Sixmile Canyon Kilns Set 1
Kilns at this site: (3). As of July 2017, there are two kilns standing and one kiln fully collapsed. The two that are standing have partial collapses at the top. I hate to say it, but they don't have many years left.
I'm trying to find more history on the many groups of kilns that are scattered throughout the Hot Creek Mountain Range. These include Fourmile Canyon, multiple sets in Sixmile and Wood Canyons, and multiple sets in the Kiln Canyon area. They were supposedly built to supplement the kilns at Tybo. For now, I'm going to quote an article from the Eureka Sentinel dated September 2, 1877:
"On September 2, 1877 the Eureka Sentinel reported that “Henry Allen, the well-known contractor of Eureka, has just finished a work of considerable magnitude at Hot Creek. Last summer he was employed by Tybo Consolidated Co. to build 15 kilns in which the company proposed to burn the charcoal necessary to supply their furnaces at Tybo. He finished the work about a week ago, and some idea of its magnitude may be gathered from the fact that 600,000 bricks were used in building the kilns. “They are oval in shape, having a diameter of 25 feet. Each one has a capacity of 1400 bushels, turning out that quantity of coal to each charge, the operation consuming five days. A great economy of time results from these kilns, instead of burning in the old-fashioned way and as the company owns a vast quantity of wood in the immediate vicinity, they calculate on their fuel costing them about half of the usual rates. A force of twenty men was employed about three months in building the kilns.”

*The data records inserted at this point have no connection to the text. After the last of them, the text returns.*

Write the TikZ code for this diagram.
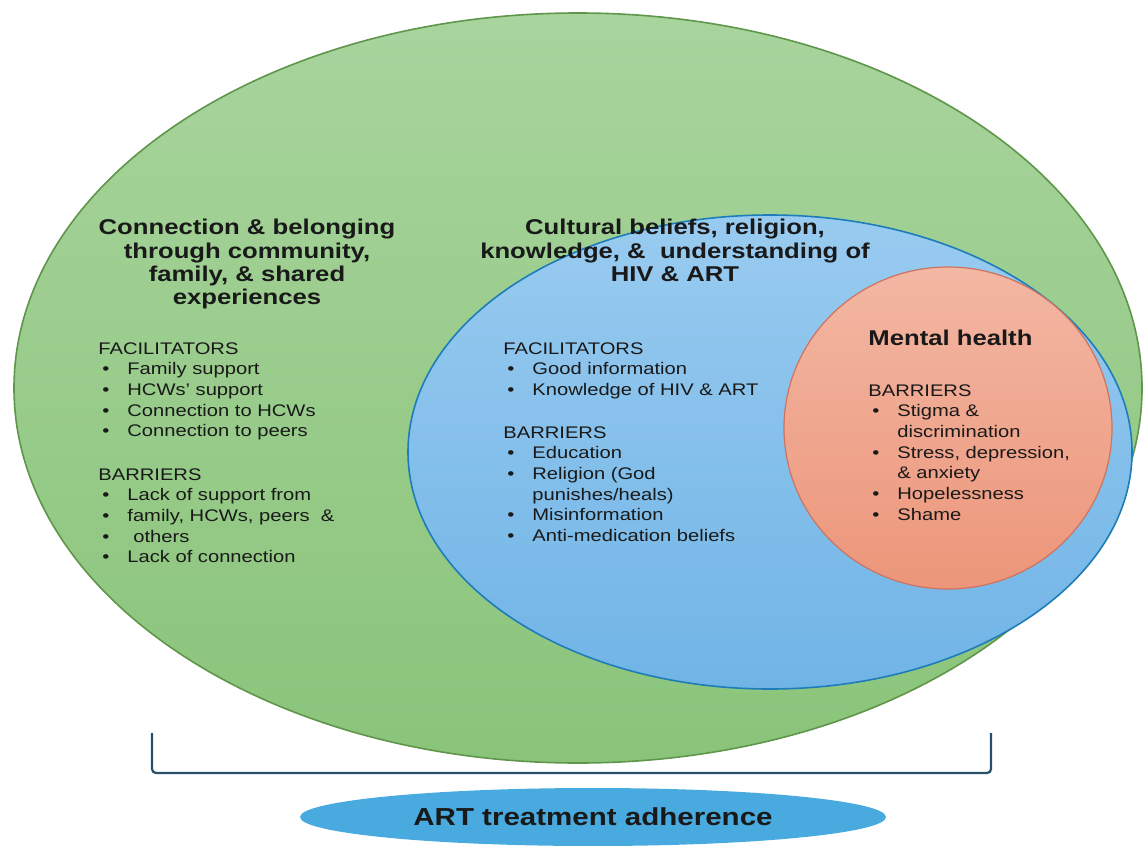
\documentclass[tikz,border=0pt]{standalone}
\usepackage{fontspec}
\setmainfont{Liberation Sans}[FakeStretch=1.2]
\usetikzlibrary{shapes.geometric}

\definecolor{greenTop}{RGB}{168,212,157}
\definecolor{greenBot}{RGB}{138,196,122}
\definecolor{greenLine}{RGB}{95,150,75}
\definecolor{blueTop}{RGB}{153,203,240}
\definecolor{blueBot}{RGB}{112,180,230}
\definecolor{blueLine}{RGB}{30,125,185}
\definecolor{redTop}{RGB}{243,183,163}
\definecolor{redBot}{RGB}{236,150,122}
\definecolor{redLine}{RGB}{205,115,95}
\definecolor{artBlue}{RGB}{72,170,222}
\definecolor{bracketBlue}{RGB}{38,80,105}
\definecolor{ink}{RGB}{25,25,25}

% bullet items and their continuation lines
\newcommand{\itm}[1]{\makebox[14.5pt][l]{\kern2pt\textbullet}#1}
\newcommand{\cont}[1]{\hspace*{14.5pt}#1}

\tikzset{
    heading/.style={font=\bfseries\fontsize{10.7}{11.6}\selectfont, align=center, inner sep=0pt, text=ink},
    listing/.style={font=\fontsize{8.4}{10.35}\selectfont, align=left, inner sep=0pt, anchor=north west, text=ink},
}

\begin{document}
\begin{tikzpicture}[x=0.5pt,y=-0.5pt]
    \useasboundingbox (0,0) rectangle (1143,845);

    % three nested areas
    \draw[greenLine, line width=0.8pt, top color=greenTop, bottom color=greenBot] (578,388) ellipse [x radius=282pt, y radius=187.5pt];
    \draw[blueLine, line width=0.8pt, top color=blueTop, bottom color=blueBot] (770,452) ellipse [x radius=181pt, y radius=118.5pt];
    \draw[redLine, line width=0.6pt, top color=redTop, bottom color=redBot] (948,428) ellipse [x radius=82pt, y radius=80.5pt];

    % outer area
    \node[heading, anchor=north] (community) at (247,219) {Connection \& belonging\\through community,\\family, \& shared\\experiences};
    \node[listing] (facilCommunity) at (98,342) {FACILITATORS\\\itm{Family support}\\\itm{HCWs' support}\\\itm{Connection to HCWs}\\\itm{Connection to peers}};
    \node[listing] (barrCommunity) at (98,468) {BARRIERS\\\itm{Lack of support from}\\\itm{family, HCWs, peers \ \&}\\\itm{\hspace{3pt}others}\\\itm{Lack of connection}};

    % middle area
    \node[heading, anchor=north] (beliefs) at (675,219) {Cultural beliefs, religion,\\knowledge, \& \ understanding of\\HIV \& ART};
    \node[listing] (facilBeliefs) at (503,342) {FACILITATORS\\\itm{Good information}\\\itm{Knowledge of HIV \& ART}};
    \node[listing] (barrBeliefs) at (503,426) {BARRIERS\\\itm{Education}\\\itm{Religion (God}\\\cont{punishes/heals)}\\\itm{Misinformation}\\\itm{Anti-medication beliefs}};

    % inner area
    \node[heading, anchor=north west] (mental) at (868,330) {Mental health};
    \node[listing] (barrMental) at (868,384) {BARRIERS\\\itm{Stigma \&}\\\cont{discrimination}\\\itm{Stress, depression,}\\\cont{\& anxiety}\\\itm{Hopelessness}\\\itm{Shame}};

    % bracket and outcome
    \draw[bracketBlue, line width=1.1pt, rounded corners=2pt] (152,733) -- (152,773) -- (991,773) -- (991,733);
    \node[ellipse, fill=artBlue, minimum width=293pt, minimum height=29pt, inner sep=0pt, font=\bfseries\fontsize{12.3}{14}\selectfont, text=ink] (adherence) at (593,817) {ART treatment adherence};
\end{tikzpicture}
\end{document}
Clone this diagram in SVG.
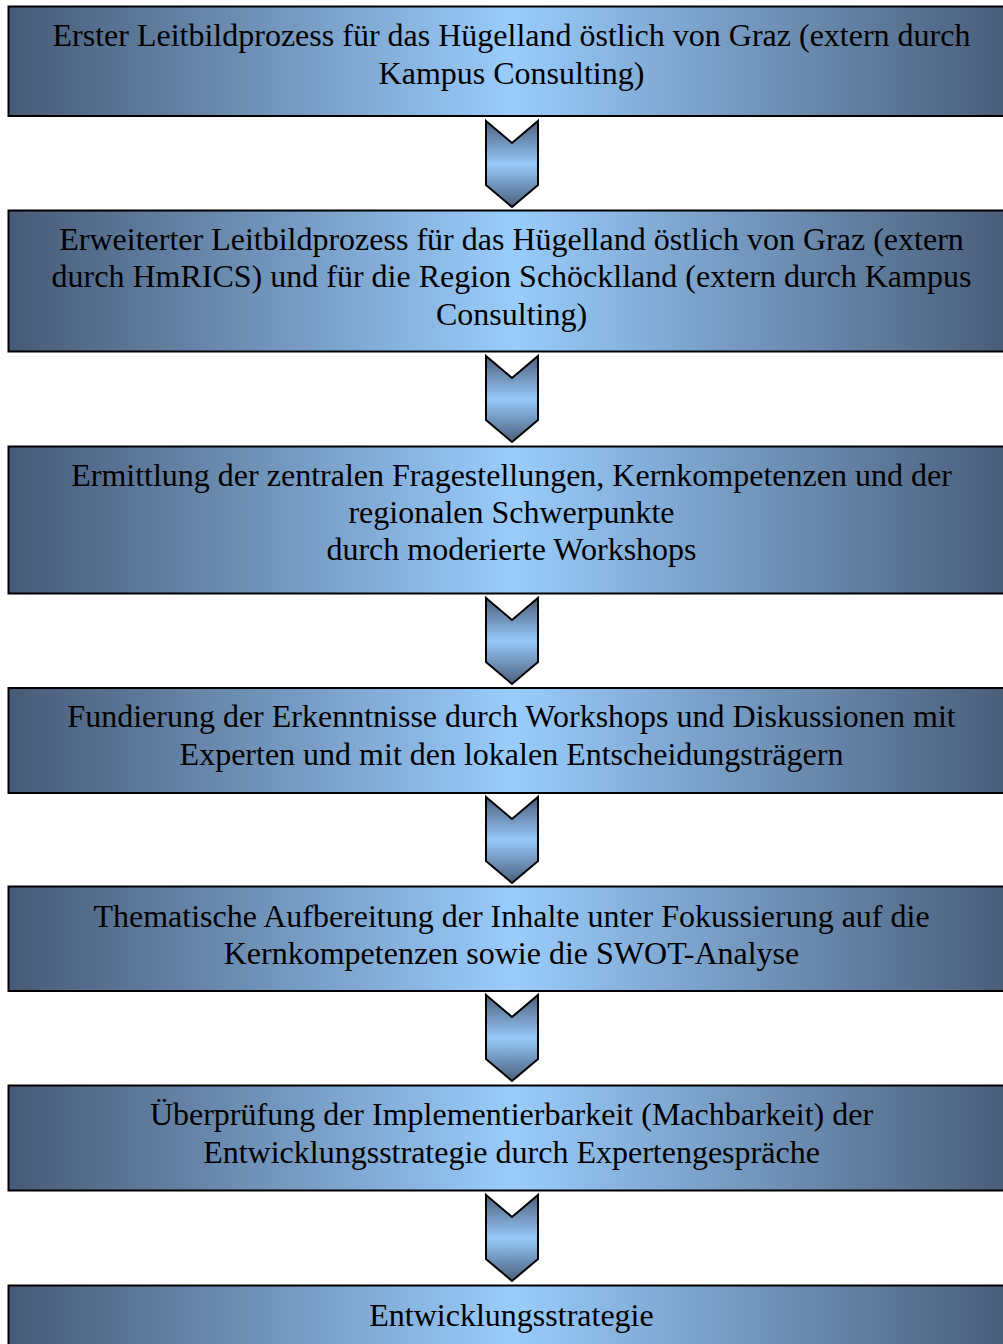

Last Trip/ Road Conditions: July 2017. There are three sets of kilns in Sixmile Canyon. The fourth set is up Wood Canyon, which is a branch canyon off of Sixmile Canyon. This place is a long way from any convenience. The road up Sixmile to these three sets has always been really good (weather permitting). The road up to the set in Wood Canyon is much rougher. All four sets are located a decent distance from each other. This is definitely a full day trip on its own.